Attila musste nicht mehr lange warten, bis Juri und Josip sich von Goran verabschiedeten. Kurz nachdem sie die Schänke verlassen hatten, erhob der Riese sich und schwankte zum Tresen rüber.
„Was willst du haben, Goran?“, fragte er mit schwerer Zunge.
Goran wienerte die Theke und fragte ohne aufzuschauen zurück:
„Ist die Flasche leer?“
„Ja.“
„Dann waren das sieben Gläser. Macht 10 Dinara und 50 Para.“
Attila legte 11 Dinara auf die Theke.
„Stimmt so.“
Goran blickte kurz auf und dann noch einmal länger. Der gleiche Blick wie um neun Uhr, als Attila die Schänke betreten hatte. Attila ließ Goran stehen und trat ins Freie.

*

Die frische Luft machte den Kopf frei und tat ihm gut. Attila genoss die Stille und spazierte bewusst langsam nach Hause.
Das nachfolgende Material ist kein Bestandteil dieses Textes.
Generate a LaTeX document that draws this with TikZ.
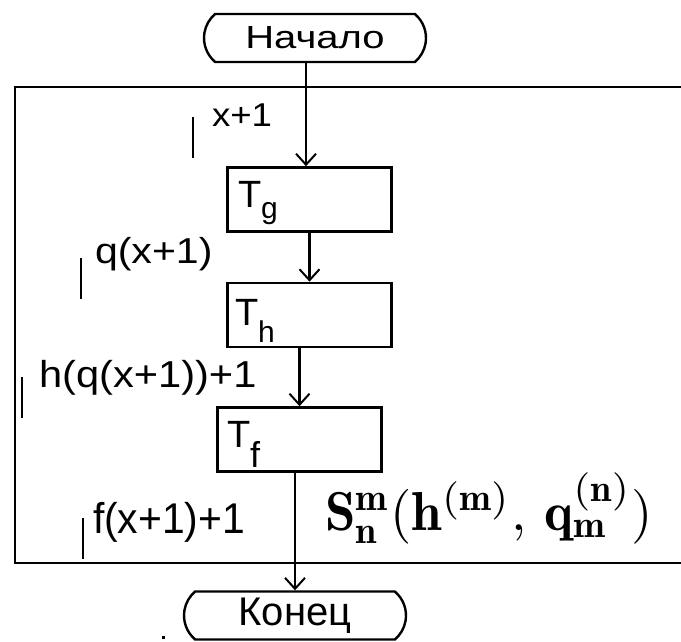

Er dachte schmerzlich an die Missachtung, die ihm in der Schänke widerfahren war. Und dass er sie überall im Dorf erleben würde, wenn er sich den Leuten aussetzte. Und er ließ sich durch den Kopf gehen, was Juri und Josip von sich gegeben hatten. Als er an einer Bank vorbeikam, setzte er sich.
Der altehrwürdige Dragan Ili? hörte durch Josip garantiert mehr über die Leute aus dem Dorf, als diese selbst über sich wussten. Im Grunde war Josip sein Mann. Wenn der im Dorf gut über ihn redete, dann glaubten man das. Ihm war klar, dass Josip die schlechten Nachrichten aufbauschte und die guten kleinredete oder ganz unter den Tisch fallen ließ. Gute Nachrichten mussten also schon sehr gut sein, damit wenigstens ein Teil von ihnen beim Bürgermeister ankam. Was musste man nicht alles anstellen, damit die Leute gut über einen redeten beziehungsweise damit Josip es tat? Und zwar aus Überzeugung? Und dann auch noch vor Dragan Ili?? Ihm fiel ein, dass aus Kunden Freunde werde konnten und er stöhnte auf. Wenn er den Respekt der Leute haben wollte, dann blieb ihm wohl nichts erspart. Er musste sie wie Kunden behandeln. Und Josip musste so ganz nebenbei mitkriegen, was Attila tat. In der Schänke. Einen besseren Ort gab es dafür nicht. Und wenn es der guten Nachrichten genug waren, dann würden sie auch Dragan erreichen.
Um den sabbernden Greis stand es dummerweise schlecht. Attilas Sache wäre es natürlich zuträglich, wenn der Bürgermeister es noch einige Monate lang machte. Zumindest noch so lange, bis man Attila auch im Dorf den „großen Attila“ nannte. Danach durfte der alte Narr gerne ins Gras beißen. Um den Platz für ihn freizumachen.
Und was Herrmann da prophezeit hatte: Sollten die Deutschen und die Italiener doch ruhig kommen. Er hatte in seinem großserbischen Herzen auch ein wenig Platz für Nazis und Faschisten, wenn es dem Geschäft diente. Und sie würden mit ihm serbisch reden. Schließlich wären sie seine Kunden und nicht umgekehrt.
Attila stand mühsam auf. Er hatte einen Plan und wankte zufrieden nach Hause.